Isaiah 40:3-5
A voice cries out:
‘In the wilderness prepare the way of the Lord,
make straight in the desert a highway for our God.
Every valley shall be lifted up,
and every mountain and hill be made low;
the uneven ground shall become level,
and the rough places a plain.
Then the glory of the Lord shall be revealed,
and all people shall see it together,
for the mouth of the Lord has spoken.’
River life
I took a long drive in
the country last week, across northern Illinois to a retreat house in southwest
Wisconsin. Then I crossed the river to meet an old friend in Dubuque, Iowa,
before turning north, up the Mississippi River, choosing country roads and county
blacktops that kept me close to the water.
There were soaring eagles
and families of deer. I dodged wild turkeys along gravel roads.

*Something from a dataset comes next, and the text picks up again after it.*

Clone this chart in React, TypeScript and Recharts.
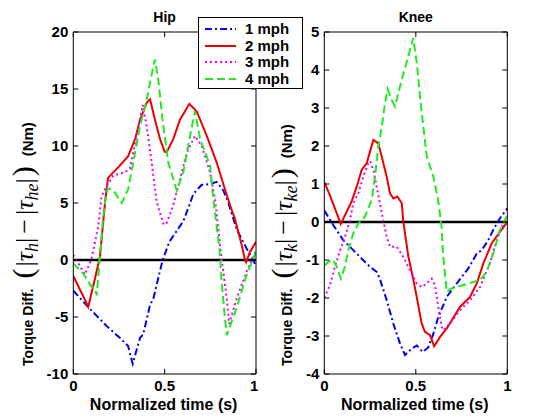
import React from 'react';
import { LineChart, Line, XAxis, YAxis, ReferenceLine, Legend } from 'recharts';

const FONT = '"Liberation Sans", Arial, Helvetica, sans-serif';
const SERIF = '"Liberation Serif", "DejaVu Serif", serif';

const speedLabels = ['1 mph', '2 mph', '3 mph', '4 mph'];
const timeTicks = [0, 0.5, 1];
const hipTicks = [-10, -5, 0, 5, 10, 15, 20];
const kneeTicks = [-4, -3, -2, -1, 0, 1, 2, 3, 4, 5];

// Hip: [normalized time, torque diff]
const hip1 = [[0,-2.7],[0.086,-4.2],[0.183,-5.8],[0.256,-6.85],[0.30,-7.55],[0.325,-9.1],[0.365,-6.85],[0.383,-6.5],[0.42,-3.95],[0.438,-3.4],[0.489,0],[0.526,1.6],[0.547,2.1],[0.602,3.4],[0.635,4.8],[0.657,5.8],[0.703,6.6],[0.748,6.65],[0.785,6.85],[0.821,6.1],[0.845,5.2],[0.894,2.7],[0.949,1.0],[1.0,-0.5]];
const hip2 = [[0,-1.4],[0.082,-4.1],[0.119,-1.6],[0.146,0.3],[0.174,5.1],[0.19,7.2],[0.256,8.3],[0.30,9.1],[0.338,10.6],[0.365,12.3],[0.402,13.8],[0.42,14.1],[0.447,12.3],[0.475,10.6],[0.50,9.5],[0.511,9.45],[0.547,10.6],[0.584,12.3],[0.635,13.7],[0.675,13.05],[0.73,10.9],[0.785,8.55],[0.83,6.2],[0.858,4.8],[0.885,3.6],[0.922,1.3],[0.94,0],[0.946,-0.2],[0.967,0.7],[1.0,1.6]];
const hip3 = [[0,0.45],[0.064,-1.27],[0.10,0.1],[0.137,3.0],[0.155,5.6],[0.183,6.5],[0.219,7.4],[0.283,7.7],[0.31,8.0],[0.347,10.9],[0.38,13.6],[0.402,11.7],[0.429,8.55],[0.456,5.1],[0.495,3.1],[0.51,3.2],[0.547,4.8],[0.584,7.1],[0.621,9.4],[0.666,10.9],[0.703,10.0],[0.748,7.7],[0.776,5.3],[0.794,2.7],[0.812,0.1],[0.84,-3.4],[0.853,-5.6],[0.894,-3.4],[0.949,-1.0],[1.0,0.8]];
const hip4 = [[0,-0.3],[0.055,-1.2],[0.10,-2.35],[0.119,-2.5],[0.128,-3.1],[0.146,0.4],[0.164,3.9],[0.174,5.1],[0.188,6.3],[0.219,6.1],[0.265,5.0],[0.30,6.2],[0.328,8.55],[0.365,11.7],[0.402,14.1],[0.438,17.0],[0.447,17.6],[0.465,15.8],[0.493,11.7],[0.52,8.55],[0.547,7.1],[0.566,6.1],[0.602,7.7],[0.639,10.9],[0.666,13.05],[0.694,10.6],[0.73,9.1],[0.748,8.3],[0.766,5.35],[0.80,1.0],[0.812,-1.9],[0.83,-5.1],[0.84,-6.6],[0.894,-4.2],[0.949,-1.3],[1.0,0.7]];

// Knee: [normalized time, torque diff]
const knee1 = [[0,0.3],[0.049,-0.08],[0.104,-0.48],[0.15,-0.7],[0.195,-0.92],[0.25,-1.18],[0.286,-1.31],[0.304,-1.5],[0.341,-2.06],[0.377,-2.67],[0.414,-3.2],[0.441,-3.5],[0.478,-3.33],[0.505,-3.25],[0.538,-3.42],[0.568,-3.3],[0.596,-2.94],[0.623,-2.5],[0.669,-1.97],[0.723,-1.62],[0.787,-1.22],[0.833,-0.83],[0.86,-0.74],[0.896,-0.48],[0.923,-0.21],[0.96,0.1],[1.0,0.36]];
const knee2 = [[0,1.05],[0.031,0.7],[0.09,-0.05],[0.15,0.55],[0.177,0.93],[0.204,1.37],[0.232,1.55],[0.268,2.16],[0.295,2.07],[0.314,1.72],[0.341,1.19],[0.359,0.76],[0.377,0.62],[0.399,0.67],[0.423,0.5],[0.432,0.0],[0.459,-0.9],[0.486,-1.5],[0.505,-1.97],[0.532,-2.67],[0.55,-2.89],[0.578,-2.98],[0.6,-3.27],[0.632,-3.03],[0.669,-2.8],[0.742,-2.23],[0.796,-1.97],[0.833,-1.62],[0.869,-1.09],[0.915,-0.56],[0.96,-0.26],[1.0,0.0]];
const knee3 = [[0,-2.0],[0.031,-1.66],[0.058,-1.18],[0.086,-0.74],[0.113,-0.39],[0.14,0.05],[0.158,0.49],[0.186,0.76],[0.213,1.19],[0.24,1.55],[0.25,1.6],[0.268,1.37],[0.286,0.93],[0.304,0.5],[0.322,0.05],[0.341,-0.39],[0.359,-0.65],[0.396,-0.65],[0.432,-0.92],[0.468,-1.27],[0.505,-1.62],[0.532,-1.71],[0.559,-1.62],[0.587,-1.49],[0.605,-1.66],[0.623,-2.23],[0.642,-2.76],[0.65,-2.85],[0.687,-2.67],[0.742,-2.32],[0.796,-2.06],[0.851,-1.71],[0.905,-1.09],[0.942,-0.48],[0.969,-0.13],[1.0,0.14]];
const knee4 = [[0,-1.15],[0.022,-1.05],[0.049,-1.0],[0.068,-1.18],[0.09,-1.49],[0.113,-1.18],[0.131,-0.74],[0.158,-0.3],[0.186,-0.04],[0.222,0.14],[0.259,0.58],[0.277,1.19],[0.295,1.98],[0.314,2.51],[0.332,3.13],[0.346,3.5],[0.368,3.22],[0.386,3.04],[0.423,3.74],[0.459,4.36],[0.486,4.84],[0.505,4.2],[0.523,3.3],[0.541,2.51],[0.56,1.72],[0.596,1.19],[0.623,0.55],[0.641,-0.13],[0.65,-0.92],[0.669,-1.84],[0.696,-1.75],[0.76,-1.66],[0.814,-1.58],[0.851,-1.53],[0.887,-1.31],[0.923,-0.83],[0.96,-0.21],[1.0,0.18]];

const lineStyles = [
  { color: '#0000ee', dash: '7 3 2 3' },
  { color: '#ee0000', dash: undefined as string | undefined },
  { color: '#ee00ee', dash: '2 3' },
  { color: '#22e822', dash: '8 4' },
];

const toPoints = (arr: number[][]) => arr.map(([t, v]) => ({ t, v }));

const tickStyle = { fill: '#000', fontSize: 15, fontWeight: 'bold', fontFamily: FONT };
const noTick = () => <g />;

const makeYLabel = (j: string, k: string, off: number) => (props: any) => {
  const vb = props.viewBox || { x: 0, y: 0, width: 0, height: 0 };
  const x = vb.x + off;
  const y = vb.y + vb.height - 8;
  const m = { fontFamily: SERIF, fontSize: 26 };
  const sub = { fontFamily: SERIF, fontSize: 18, fontStyle: 'italic' as const };
  return (
    <text transform={`translate(${x},${y}) rotate(-90)`} fill="#000">
      <tspan fontFamily={FONT} fontWeight="bold" fontSize={14}>Torque Diff.</tspan>
      <tspan dx={10} fontFamily={SERIF} fontSize={30}>(</tspan>
      <tspan dx={2} {...m}>|</tspan>
      <tspan {...m} fontStyle="italic">τ</tspan>
      <tspan {...sub} dy={5}>{j}</tspan>
      <tspan {...m} dy={-5}>|</tspan>
      <tspan {...m} dx={4}>−</tspan>
      <tspan {...m} dx={4}>|</tspan>
      <tspan {...m} fontStyle="italic">τ</tspan>
      <tspan {...sub} dy={5}>{k}</tspan>
      <tspan {...m} dy={-5}>|</tspan>
      <tspan dx={2} fontFamily={SERIF} fontSize={30}>)</tspan>
      <tspan dx={10} fontFamily={FONT} fontWeight="bold" fontSize={15}>(Nm)</tspan>
    </text>
  );
};

const makeTitle = (title: string) => (props: any) => {
  const vb = props.viewBox || { x: 0, y: 0, width: 0, height: 0 };
  return (
    <text x={vb.x + vb.width / 2} y={22} textAnchor="middle" fill="#000" fontFamily={FONT} fontWeight="bold" fontSize={14}>{title}</text>
  );
};

const xLabel = (props: any) => {
  const vb = props.viewBox || { x: 0, y: 0, width: 0, height: 0 };
  return (
    <text x={vb.x + vb.width / 2 - 1} y={410} textAnchor="middle" fill="#000" fontFamily={FONT} fontWeight="bold" fontSize={16}>Normalized time (s)</text>
  );
};

const legendContent = () => (
  <div style={{ width: 105, height: 72, boxSizing: 'border-box', border: '1px solid #000', background: '#fff', paddingTop: 3 }}>
    {speedLabels.map((lab, i) => (
      <div key={lab} style={{ display: 'flex', alignItems: 'center', height: 16.6 }}>
        <svg width={46} height={16} style={{ display: 'block' }}>
          <line x1={6} x2={37} y1={8} y2={8} stroke={lineStyles[i].color} strokeWidth={2} strokeDasharray={lineStyles[i].dash} />
        </svg>
        <span style={{ fontFamily: FONT, fontWeight: 'bold', fontSize: 15, color: '#000', lineHeight: '16px' }}>{lab}</span>
      </div>
    ))}
  </div>
);

type PanelProps = {
  left: number;
  width: number;
  margin: { top: number; right: number; bottom: number; left: number };
  title: string;
  yTicks: number[];
  series: number[][][];
  sub1: string;
  sub2: string;
  labelOff: number;
  legend?: boolean;
};

function Panel({ left, width, margin, title, yTicks, series, sub1, sub2, labelOff, legend }: PanelProps) {
  const domain = [yTicks[0], yTicks[yTicks.length - 1]];
  return (
    <div style={{ position: 'absolute', left, top: 0 }}>
      <LineChart width={width} height={420} margin={margin}>
        <XAxis xAxisId="b" dataKey="t" type="number" domain={[0, 1]} ticks={timeTicks} allowDataOverflow
          height={30} tickSize={-5} tickMargin={11} tick={tickStyle} stroke="#000"
          tickLine={{ stroke: '#000' }} axisLine={{ stroke: '#000' }} label={xLabel} />
        <XAxis xAxisId="top" orientation="top" dataKey="t" type="number" domain={[0, 1]} ticks={timeTicks} allowDataOverflow
          height={1} tickSize={-5} tick={noTick} stroke="#000" label={makeTitle(title)} />
        <YAxis yAxisId="l" type="number" domain={domain} ticks={yTicks} allowDataOverflow interval={0}
          width={40} tickSize={-5} tickMargin={10} tick={tickStyle} stroke="#000" label={makeYLabel(sub1, sub2, labelOff)} />
        <YAxis yAxisId="r" orientation="right" type="number" domain={domain} ticks={yTicks} allowDataOverflow interval={0}
          width={1} tickSize={-5} tick={noTick} stroke="#000" />
        <ReferenceLine xAxisId="b" yAxisId="l" y={0} stroke="#000" strokeWidth={2.5} />
        {series.map((s, i) => (
          <Line key={i} xAxisId="b" yAxisId="l" data={toPoints(s)} dataKey="v" name={speedLabels[i]}
            type="linear" stroke={lineStyles[i].color} strokeWidth={2} strokeDasharray={lineStyles[i].dash}
            dot={false} activeDot={false} isAnimationActive={false} />
        ))}
        {legend && (
          <Legend layout="horizontal" verticalAlign="middle" align="center" content={legendContent}
            wrapperStyle={{ left: 198, top: 17, width: 105, height: 72, zIndex: 10 }} />
        )}
      </LineChart>
    </div>
  );
}

export default function App() {
  return (
    <div style={{ position: 'absolute', left: 0, top: 0, width: 560, height: 420, background: '#fff', overflow: 'hidden' }}>
      <Panel left={258} width={302} margin={{ top: 31, right: 51.7, bottom: 16, left: 26.3 }} title="Knee" yTicks={kneeTicks}
        series={[knee1, knee2, knee3, knee4]} sub1="k" sub2="ke" labelOff={7.7} />
      <Panel left={0} width={258} margin={{ top: 31, right: 1, bottom: 16, left: 33.3 }} title="Hip" yTicks={hipTicks}
        series={[hip1, hip2, hip3, hip4]} sub1="h" sub2="he" labelOff={0} legend />
    </div>
  );
}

But I went to see the river
and the great valley through which it winds, flowing ever southward as it has
for centuries. It gives me hope. It speaks of a river that never runs dry, of
the flow of life-giving waters emerging from a faraway source.
Seeing it bend and turn,
even beneath the ice that covers much of its surface, moves me to pray. I give thanks
for a River that never runs dry, for a Love that busts from an Eternal Source
and flows through all time, a deep, life-giving stream that finds and fills me
so that I may laugh again when all laughter has faded from my lips.
And in praying I find
that Source is not far off but close and within, and once again Living Water
flows through me, bringing tears of relief and hope.
The hills and valleys of
living, the dry places and wilderness where we lose our track of our souls,
these struggles fade. They no longer trouble me so much as the life of God, the
Living Water, the Eternal Love from an ever-Boundless Source fills my heart and
carries me in its current.
And I know: The glory of
the Lord is the laughter and tears of those who find themselves in the River of
Love that you are, Holy One.
I went out into the wilderness with a dry and angry heart. I went out to prepare your way. For I know … you will find me there.